Mookie Betts is the American League M.V.P. Christian Yelich is the National League M.V.P.
Beats beat out the two finalists in the A.L., Mike Trout and Jose Ramirez. The votes are cast the final day of the regular season so the Red Sox post-season run didn’t contribute to Betts winning. His 32 home runs, 80 RBIs, and league-leading .342 batting average did it. As did his OPS of 1.078.
By comparison, though, Trout hit 39 home runs, drove in 78, and hit .312. And both his .460 OBP and 1.088 OPS lead the league. Betts wins, whether you believe in this line of thinking or not, by virtue of his team making the playoffs. That’s the way the vote so often goes.
But even though he finished second, Mike Trout is amassing a resumé that is truly remarkable. In his seven seasons, he has won the MVP twice, finished second four times, and fourth once (last year when he was injured for a good part of the season). Every year he moves closer and closer to the upper echelon of the Hall of Fame.

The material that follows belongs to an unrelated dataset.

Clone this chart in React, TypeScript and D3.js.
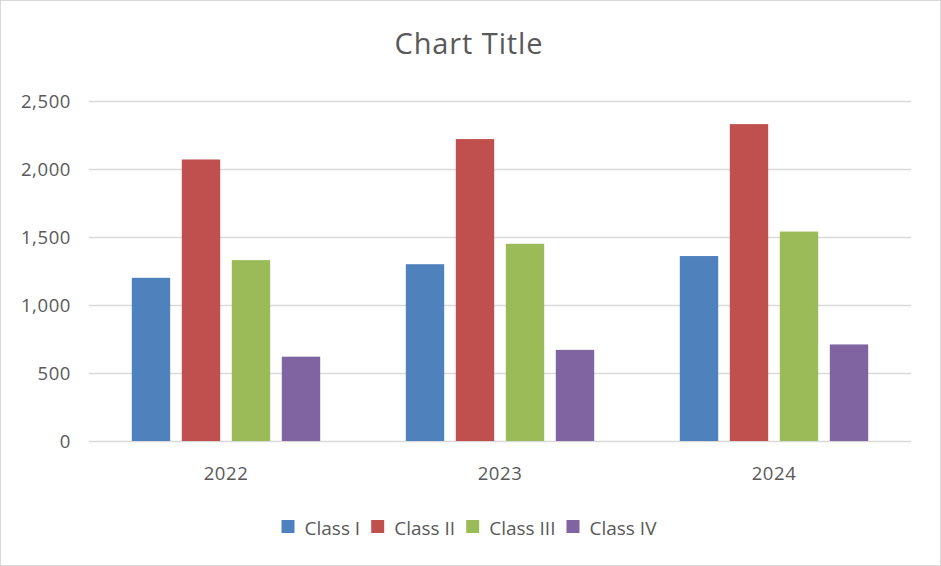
import React, { useEffect, useRef } from "react";
import * as d3 from "d3";

const years = ["2022", "2023", "2024"];
const seriesNames = ["Class I", "Class II", "Class III", "Class IV"];
const classI = [1200, 1300, 1360];
const classII = [2070, 2220, 2330];
const classIII = [1330, 1450, 1540];
const classIV = [620, 670, 710];
const yTicks = [0, 500, 1000, 1500, 2000, 2500];
const colors = ["#4F81BD", "#C0504D", "#9BBB59", "#8064A2"];

const W = 941;
const H = 566;
const FONT = "'Open Sans', 'Noto Sans', sans-serif";

export default function App() {
  const ref = useRef<SVGSVGElement | null>(null);

  useEffect(() => {
    const svg = d3.select(ref.current);
    svg.selectAll("*").remove();
    const values = [classI, classII, classIII, classIV];

    svg.append("rect").attr("x", 0).attr("y", 0).attr("width", W).attr("height", H).attr("fill", "#fff");
    svg.append("rect").attr("x", 0.5).attr("y", 0.5).attr("width", W - 1).attr("height", H - 1)
      .attr("fill", "none").attr("stroke", "#D9D9D9");

    const left = 89, right = 911, top = 101, bottom = 441;
    const x = d3.scaleBand<string>().domain(years).range([left, right]).padding(0);
    const xi = d3.scaleBand<string>().domain(seriesNames).range([0, x.bandwidth()])
      .paddingInner(0.232).paddingOuter(0.856);
    const y = d3.scaleLinear().domain([0, 2500]).range([bottom, top]);

    // title
    svg.append("text").attr("x", 469).attr("y", 54).attr("text-anchor", "middle")
      .attr("font-family", FONT).attr("font-size", 29).attr("fill", "#595959").attr("letter-spacing", 0.9)
      .text("Chart Title");

    // gridlines
    svg.append("g").selectAll("line").data(yTicks).join("line")
      .attr("x1", left).attr("x2", right)
      .attr("y1", (d) => Math.round(y(d)) + 0.5).attr("y2", (d) => Math.round(y(d)) + 0.5)
      .attr("stroke", "#D9D9D9").attr("stroke-width", 1.5);

    // y labels
    svg.append("g").selectAll("text").data(yTicks).join("text")
      .attr("x", 71).attr("y", (d) => y(d)).attr("dy", "0.36em").attr("text-anchor", "end")
      .attr("font-family", FONT).attr("font-size", 18.5).attr("fill", "#595959").attr("letter-spacing", 0.6)
      .text((d) => d3.format(",")(d));

    // bars
    const g = svg.append("g");
    years.forEach((yr, i) => {
      seriesNames.forEach((s, j) => {
        const v = values[j][i];
        g.append("rect")
          .attr("x", (x(yr) ?? 0) + (xi(s) ?? 0))
          .attr("y", y(v))
          .attr("width", xi.bandwidth())
          .attr("height", y(0) - y(v))
          .attr("fill", colors[j]);
      });
    });

    // x labels
    svg.append("g").selectAll("text").data(years).join("text")
      .attr("x", (d) => (x(d) ?? 0) + x.bandwidth() / 2).attr("y", 480).attr("text-anchor", "middle")
      .attr("font-family", FONT).attr("font-size", 18.5).attr("fill", "#595959").attr("letter-spacing", 0.6)
      .text((d) => d);

    // legend
    const leg = svg.append("g");
    let cx = 0;
    seriesNames.forEach((s, j) => {
      const ig = leg.append("g");
      ig.append("rect").attr("x", 0).attr("y", 520).attr("width", 13).attr("height", 13).attr("fill", colors[j]);
      const t = ig.append("text").attr("x", 23).attr("y", 535)
        .attr("font-family", FONT).attr("font-size", 19).attr("fill", "#595959").text(s);
      const tw = (t.node() as SVGTextElement).getComputedTextLength();
      ig.attr("transform", `translate(${cx},0)`);
      cx += 23 + tw + 11;
    });
    const total = cx - 11;
    leg.attr("transform", `translate(${469 - total / 2},0)`);
  }, []);

  return (
    <svg ref={ref} width={W} height={H} style={{ position: "absolute", left: 0, top: 0, display: "block" }} />
  );
}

In the National League, Christian Yelich came two home runs and one RBI away from winning the triple crown, which hasn’t been done in the National League since Joe Medwick did it for the Cardinals in 1937, some 71 years ago. Miguel Cabrera did it in the A.L. in 2012, Trout’s rookie season in which he was a lock to finish first in M.V.P. voting until Cabrera’s heroics.
Yelich enjoyed quite a coming out party once he left the Marlins. In his first year with Milwaukee, he carried the Brewers to the N.L. Championship Series, leading the league in batting (.326), slugging percentage (.598) and OPS (1.000). He never had a slump the entire season.
Cubs second baseman Javier Biaz finished second and Rockies third baseman Nolan Arenado finished third.
It’s the first M.V.P. award for both Betts and Yelich.
And, on the totally other end of the spectrum, the Rangers have signed veteran catcher Jeff Mathis to a two-year deal, according to Ken Rosenthal of MLB Network. Mathis is 35 and known for his defense. With a lifetime batting average of .198, he will help both pitching staffs, the one he catches and the one he hits against.